## Available records
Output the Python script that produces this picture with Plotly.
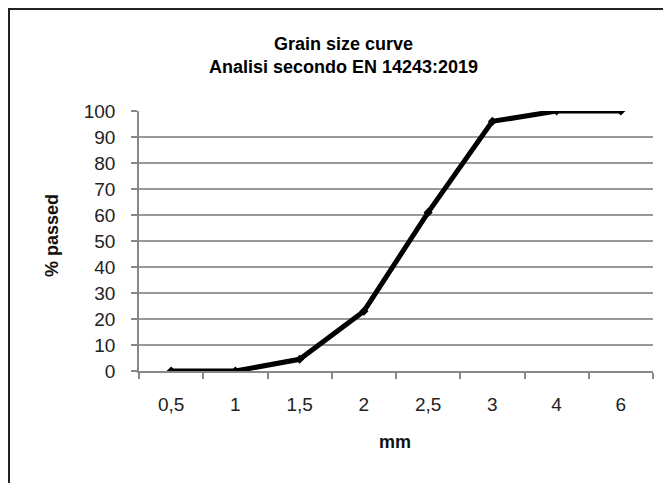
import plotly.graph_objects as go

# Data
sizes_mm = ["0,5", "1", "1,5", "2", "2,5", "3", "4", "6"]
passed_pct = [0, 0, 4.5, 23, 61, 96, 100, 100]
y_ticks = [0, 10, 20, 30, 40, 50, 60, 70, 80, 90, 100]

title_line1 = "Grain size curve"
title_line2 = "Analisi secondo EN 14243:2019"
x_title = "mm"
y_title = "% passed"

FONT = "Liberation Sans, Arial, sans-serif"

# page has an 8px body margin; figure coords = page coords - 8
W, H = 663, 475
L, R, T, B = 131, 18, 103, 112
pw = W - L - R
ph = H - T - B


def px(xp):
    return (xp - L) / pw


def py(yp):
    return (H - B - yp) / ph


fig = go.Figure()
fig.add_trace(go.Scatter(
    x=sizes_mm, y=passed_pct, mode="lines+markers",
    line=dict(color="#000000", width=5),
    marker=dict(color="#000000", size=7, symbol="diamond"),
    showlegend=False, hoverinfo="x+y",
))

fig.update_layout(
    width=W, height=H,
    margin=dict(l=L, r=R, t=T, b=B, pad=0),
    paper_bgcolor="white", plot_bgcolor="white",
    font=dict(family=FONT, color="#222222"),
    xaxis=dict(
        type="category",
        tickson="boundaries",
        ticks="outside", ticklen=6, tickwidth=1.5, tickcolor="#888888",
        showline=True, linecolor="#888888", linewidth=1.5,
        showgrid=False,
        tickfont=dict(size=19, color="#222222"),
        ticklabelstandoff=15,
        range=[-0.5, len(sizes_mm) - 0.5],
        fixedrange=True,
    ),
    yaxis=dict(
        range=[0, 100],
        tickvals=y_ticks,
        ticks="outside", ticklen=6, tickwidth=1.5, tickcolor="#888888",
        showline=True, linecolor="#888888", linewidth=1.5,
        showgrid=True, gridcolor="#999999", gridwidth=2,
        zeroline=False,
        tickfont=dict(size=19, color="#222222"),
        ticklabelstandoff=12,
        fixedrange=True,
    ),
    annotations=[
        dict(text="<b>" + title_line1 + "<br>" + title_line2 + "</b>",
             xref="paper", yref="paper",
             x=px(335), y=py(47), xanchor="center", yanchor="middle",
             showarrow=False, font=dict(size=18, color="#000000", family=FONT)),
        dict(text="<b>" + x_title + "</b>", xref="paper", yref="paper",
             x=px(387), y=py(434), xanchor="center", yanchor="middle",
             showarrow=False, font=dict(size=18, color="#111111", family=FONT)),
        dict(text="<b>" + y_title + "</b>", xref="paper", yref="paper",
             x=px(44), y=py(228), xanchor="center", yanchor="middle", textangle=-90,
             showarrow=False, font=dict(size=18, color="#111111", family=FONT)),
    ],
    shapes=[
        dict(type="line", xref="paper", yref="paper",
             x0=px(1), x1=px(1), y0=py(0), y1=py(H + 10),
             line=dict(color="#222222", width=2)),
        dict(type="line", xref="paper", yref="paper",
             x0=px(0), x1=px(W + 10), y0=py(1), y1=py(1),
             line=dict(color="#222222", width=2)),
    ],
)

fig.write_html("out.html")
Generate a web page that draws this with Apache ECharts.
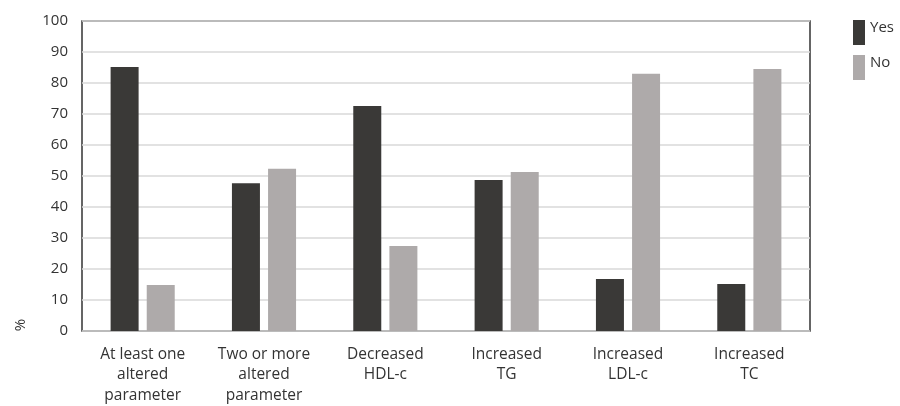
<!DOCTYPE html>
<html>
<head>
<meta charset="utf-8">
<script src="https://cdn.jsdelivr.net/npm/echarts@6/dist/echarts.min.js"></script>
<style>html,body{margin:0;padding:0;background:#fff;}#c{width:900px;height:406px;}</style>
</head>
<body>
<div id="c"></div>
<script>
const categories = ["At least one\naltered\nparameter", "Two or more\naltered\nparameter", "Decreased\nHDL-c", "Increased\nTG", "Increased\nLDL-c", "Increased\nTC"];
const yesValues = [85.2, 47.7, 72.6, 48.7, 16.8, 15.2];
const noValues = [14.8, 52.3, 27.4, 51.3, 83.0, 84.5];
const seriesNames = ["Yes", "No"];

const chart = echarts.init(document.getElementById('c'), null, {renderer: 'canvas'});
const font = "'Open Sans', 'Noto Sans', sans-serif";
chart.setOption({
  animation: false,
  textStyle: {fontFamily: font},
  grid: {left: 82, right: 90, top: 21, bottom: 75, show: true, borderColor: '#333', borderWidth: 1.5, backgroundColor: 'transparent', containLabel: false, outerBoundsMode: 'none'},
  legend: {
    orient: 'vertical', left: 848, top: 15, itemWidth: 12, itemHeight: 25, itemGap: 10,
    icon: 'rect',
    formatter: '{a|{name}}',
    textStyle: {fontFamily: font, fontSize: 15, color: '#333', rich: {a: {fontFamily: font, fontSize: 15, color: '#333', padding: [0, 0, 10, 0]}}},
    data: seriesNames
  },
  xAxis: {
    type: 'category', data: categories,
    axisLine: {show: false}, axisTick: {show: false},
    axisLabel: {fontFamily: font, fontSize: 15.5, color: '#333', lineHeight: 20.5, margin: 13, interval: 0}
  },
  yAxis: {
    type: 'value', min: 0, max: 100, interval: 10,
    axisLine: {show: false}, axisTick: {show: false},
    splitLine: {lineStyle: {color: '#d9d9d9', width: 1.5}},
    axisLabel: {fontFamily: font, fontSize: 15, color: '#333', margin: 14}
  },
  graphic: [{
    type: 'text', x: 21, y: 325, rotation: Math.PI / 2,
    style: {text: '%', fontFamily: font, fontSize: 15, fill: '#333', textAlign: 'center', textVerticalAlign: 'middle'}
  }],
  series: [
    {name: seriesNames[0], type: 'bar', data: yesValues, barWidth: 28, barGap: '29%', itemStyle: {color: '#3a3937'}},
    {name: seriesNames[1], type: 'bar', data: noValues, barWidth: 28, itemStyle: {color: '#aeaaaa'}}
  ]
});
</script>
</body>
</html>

## Written instruction
Reproduce the records word for word, please, from their first line up to and including the line that contains "return (H - B - yp) / ph", but no pictures.

## Task solution
Output the Python script that produces this picture with Plotly.
import plotly.graph_objects as go

# Data
sizes_mm = ["0,5", "1", "1,5", "2", "2,5", "3", "4", "6"]
passed_pct = [0, 0, 4.5, 23, 61, 96, 100, 100]
y_ticks = [0, 10, 20, 30, 40, 50, 60, 70, 80, 90, 100]

title_line1 = "Grain size curve"
title_line2 = "Analisi secondo EN 14243:2019"
x_title = "mm"
y_title = "% passed"

FONT = "Liberation Sans, Arial, sans-serif"

# page has an 8px body margin; figure coords = page coords - 8
W, H = 663, 475
L, R, T, B = 131, 18, 103, 112
pw = W - L - R
ph = H - T - B


def px(xp):
    return (xp - L) / pw


def py(yp):
    return (H - B - yp) / ph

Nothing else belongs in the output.